ひたすら調べた結果、ようやく少しわかった。これは2020年開発されたPANGOLINというソフトウェアツールと、そしてそのネーミングルールから規定されるということに。
PANGOLINはアンドリュー・ランボー(Andrew Rambaut, イギリスの進化生物学者)の教室のメンバーによって開発されたツールだそうだ。オープンソースソフトウェアでgithubにソースがある。またCLI(コマンドラインツール、プログラマみたいに文字をカタカタ打つやつ)以外に、Webアプリケーション(fastaファイル=ゲノムシークエンスファイルをアップロードすること)でも動作する。

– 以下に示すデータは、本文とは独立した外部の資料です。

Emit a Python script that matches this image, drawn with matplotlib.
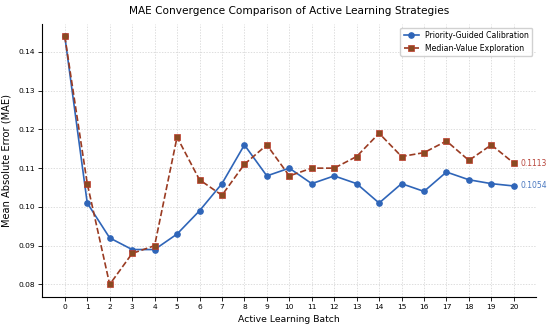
import numpy as np
import matplotlib
matplotlib.use('Agg')
from matplotlib import pyplot as plt

# batches 0..20
batches = list(range(21))
priority_mae = [0.144, 0.101, 0.092, 0.089, 0.089, 0.093, 0.099, 0.106, 0.116, 0.108, 0.110,
                0.106, 0.108, 0.106, 0.101, 0.106, 0.104, 0.109, 0.107, 0.106, 0.1054]
median_mae = [0.144, 0.106, 0.080, 0.088, 0.090, 0.118, 0.107, 0.103, 0.111, 0.116, 0.108,
              0.110, 0.110, 0.113, 0.119, 0.113, 0.114, 0.117, 0.112, 0.116, 0.1113]
series_names = ['Priority-Guided Calibration', 'Median-Value Exploration']

blue = '#2f65b8'
brown = '#9a3b22'

fig, ax = plt.subplots(figsize=(5.5, 3.28), dpi=100)
fig.subplots_adjust(left=0.077, right=0.975, top=0.927, bottom=0.095)

ax.plot(batches, priority_mae, color=blue, marker='o', markersize=3.8, linewidth=1.2,
        label=series_names[0])
ax.plot(batches, median_mae, color=brown, marker='s', markersize=3.8, linewidth=1.2,
        linestyle='--', markerfacecolor='#8a4a22', markeredgecolor='#c0392b',
        markeredgewidth=0.5, label=series_names[1])

# final values next to the last points
ax.annotate(f'{median_mae[-1]:.4f}', (batches[-1], median_mae[-1]), xytext=(5, 0),
            textcoords='offset points', va='center', fontsize=5.5, color='#b8443a')
ax.annotate(f'{priority_mae[-1]:.4f}', (batches[-1], priority_mae[-1]), xytext=(5, 0),
            textcoords='offset points', va='center', fontsize=5.5, color='#4a78c0')

ax.set_title('MAE Convergence Comparison of Active Learning Strategies', fontsize=7.6, pad=7)
ax.set_xlabel('Active Learning Batch', fontsize=6.7, labelpad=3)
ax.set_ylabel('Mean Absolute Error (MAE)', fontsize=7.1, labelpad=5)
ax.set_xticks(batches)
ax.tick_params(labelsize=5.4, length=3, width=0.6, pad=2.5)
ax.set_yticks([0.08, 0.09, 0.10, 0.11, 0.12, 0.13, 0.14])
ax.grid(True, linestyle=(0, (2, 2)), linewidth=0.5, color='#d0d0d0')
ax.spines['top'].set_visible(False)
ax.spines['right'].set_visible(False)
for s in ['left', 'bottom']:
    ax.spines[s].set_linewidth(0.8)
ax.legend(fontsize=5.6, loc='upper right', frameon=True, framealpha=0.9)

plt.savefig('out.png', dpi=100)
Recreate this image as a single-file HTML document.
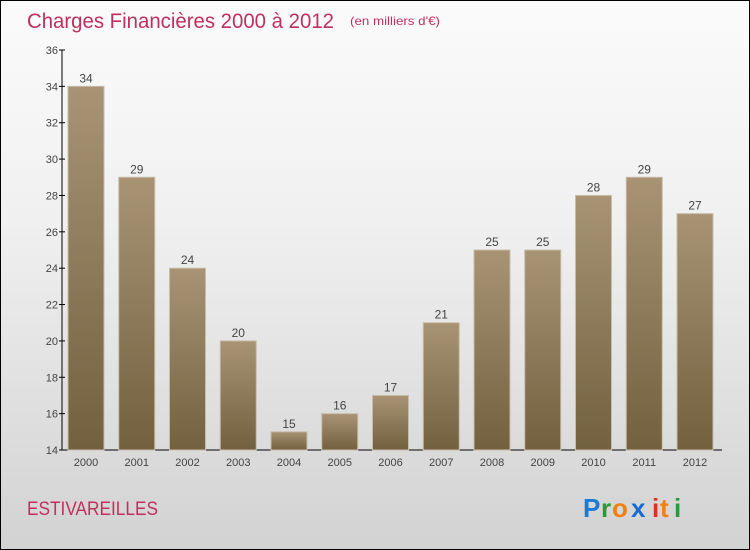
<!DOCTYPE html>
<html><head><meta charset="utf-8"><style>
body{margin:0;}
#c{width:748px;height:548px;border:1px solid #000;background:linear-gradient(#fbfbfb,#f0f0f0 40%,#d2d2d2);position:relative;overflow:hidden;font-family:"Liberation Sans",sans-serif;}
</style></head><body>
<div id="c">
<svg width="748" height="548" id="svg">
<defs><linearGradient id="bg" x1="0" y1="0" x2="0" y2="1"><stop offset="0" stop-color="#a89474"/><stop offset="1" stop-color="#72603f"/></linearGradient></defs>
<text x="26" y="27" font-size="21" fill="#c0305e" textLength="307" lengthAdjust="spacingAndGlyphs">Charges Financières 2000 à 2012</text>
<text x="349" y="24" font-size="12" fill="#c0305e" textLength="90" lengthAdjust="spacingAndGlyphs">(en milliers d'€)</text>
<text x="26" y="514" font-size="19" fill="#c0305e" textLength="131" lengthAdjust="spacingAndGlyphs">ESTIVAREILLES</text>
<g font-size="26" font-weight="bold" font-family="Liberation Sans,sans-serif">
<text x="582" y="516" fill="#1a7ad4">P</text><text x="600" y="516" fill="#2a9a3a">r</text><text x="611" y="516" fill="#f08010">o</text><text x="630" y="516" fill="#1a6ad0">x</text><text x="651" y="516" fill="#e03020">i</text><text x="659" y="516" fill="#f08010">t</text><text x="673" y="516" fill="#2a9a3a">i</text>
</g>
<g id="plot"></g>
</svg>
</div>
<script>
const categories=["2000","2001","2002","2003","2004","2005","2006","2007","2008","2009","2010","2011","2012"];
const values=[34,29,24,20,15,16,17,21,25,25,28,29,27];
const yTicks=[14,16,18,20,22,24,26,28,30,32,34,36];
const NS="http://www.w3.org/2000/svg";
const g=document.getElementById('plot');
const y0=449,yMin=14,yMax=36,yTop=49;
const y=v=>y0-(v-yMin)/(yMax-yMin)*(y0-yTop);
const x=i=>67+i*50.75;
function mk(t,a){const e=document.createElementNS(NS,t);for(const k in a)e.setAttribute(k,a[k]);g.appendChild(e);return e;}
let ax=mk('line',{x1:61,y1:y0,x2:61,y2:yTop,stroke:'#000'});


let bx=mk('line',{x1:61,y1:y0,x2:721,y2:y0,stroke:'#000'});


yTicks.forEach(v=>{
 let l=mk('line',{x1:58,x2:64,y1:y(v),y2:y(v),stroke:'#000'});
 
 
 let t=mk('text',{x:57,y:y(v)+4,'text-anchor':'end','font-size':11,fill:'#444'});
 t.textContent=v;
 
 
});
categories.forEach((c,i)=>{
 let r=mk('rect',{x:x(i),y:y(values[i]),width:36,height:y0-y(values[i]),fill:'url(#bg)',stroke:'#c8bca8','stroke-width':1});
 
 
 let t=mk('text',{x:x(i)+18,y:y(values[i])-4,'text-anchor':'middle','font-size':12,fill:'#444'});
 t.textContent=values[i];
 
 
 let l=mk('text',{x:x(i)+18,y:465,'text-anchor':'middle','font-size':11,fill:'#444'});
 l.textContent=c;
 
 
});
</script>
</body></html>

非常に大雑把に説明すると、研究者がウイルスのゲノムシークエンスをアップロードしたら、それを比較・解析してくれて、既存の株かそれとも新種の株なのかを割り出してくれるツールである。
SARS-CoV-2のゲノム配列に対して、最も可能性の高い系統(Pango系統)を割り当てるということである。
初期のバージョンは最尤推定法というアルゴリズムを採用していたが、今では一般的にAIで知られる機械学習で系統を推定してくれる。
この系統の推定に大切なのが、名付けである。そしてその名付けはPango dynamic nomenclature system(パンゴ動的命名法とでも言おうか)に基づいている。↓Natureのソース
その命名ルールをお示ししよう。
- パンゴの系統名は、アルファベットの接頭辞と数字の接尾辞で構成されています。
- 標準的な血統の名前の接頭辞には、I、O、X の文字は使われていません。
- 数値接尾辞の各ドットは「~の子孫」を意味し、1人の祖先が明確に特定できる場合に適用されます。つまり、系統 B.1.1.7 は系統 B.1.1 の 7 番目の子孫であり、C.1 は系統 C の最初の子孫ということになります。
- 接尾辞は最大で3つの階層を含むことができ、1次、2次、3次の接尾辞と呼ばれます。
- 4段階以上の接尾辞を避けるために、新しい系統の接尾辞が導入されますが、これは別名として機能します。例えば、CはB.1.1.1のエイリアスであるため、B.1.1.1の子孫は(B.1.1.1ではなく)C.1と呼ばれることになります。このように、Cという名前が直接シーケンスに適用されることはありません。
↑これを翻訳したもの。これ以外にも組み換え変異株のネーミングルールが続きます(複雑なので割愛)
つまりデルタ株はB系統の617番目の子孫で、その亜系統であるB.1.617.2(インドで最初に確認されたためインド株と当初呼称されていた)についてWHOが決めた名前である。
まとめ
PANGOLINというgithubにも公開されているオープンソースのシステムが、このようなパンデミックに対して有効であることに驚いた。
世界中の叡智がインターネットによって共有され、そして即座に解析されるという非常に今どきな話。
従来の分子生物学的分類(ミスセンス変異)や公衆衛生的分類(WHOの分類など)も重要であるが、そのベースに進化生物学的分類(系統図)が非常に重要であることも確認された。
またこれらの系統分類が即座にできる裏側には、ゲノムシークエンス解析や機械学習の技術があることも感じられた。
新型コロナ感染症が収まることを願うばかりである。